Westerners, whose palates are less acclimatized to the subtle differences in taste styles of Cantonese food, think wines do fare with the Hong Kong style of food. On a recent trip here, Eric Wente of California’s Wente Vineyards divulged to me that he thought his wines fared very well with Cantonese food but that “generally it’s hard to pair wines with food when it’s overly spicy – something Cantonese food is generally not, fortunately”.

Albiera Antinori of the Italian giant Antinori winery also told me in an interview earlier this year that “last year we really looked hard at pairing Chinese food with Italian wines and we think there are some great opportunities there”.

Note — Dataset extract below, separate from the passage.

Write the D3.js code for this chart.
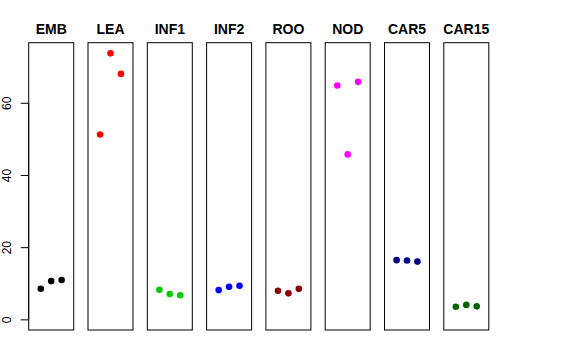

“The fact that Chinese food (service style) is not structured into set courses gives a great opportunity to taste different food with different varietals and you can go back and forth”, Ms. Antinori continued.

The debate as to whether Cantonese food can ever find a perfect wine pairing is set to rumble on, but for the mean time two things hold true: aromatic whites such as Riesling and Gewurztraminer do hold up very well to the differing styles of local food here and, on the whole, when having Cantonese food, steer well clear of the big, full bodied reds.


  1. Pretty much right on the nose mate but I also found Pinot Gris to mach Cantonese food very well, Riesling and Gewurztraminer I think (my personal opinion)goes even better with more spicy Chinese kitchens.

    Thanks for using some of my input mate.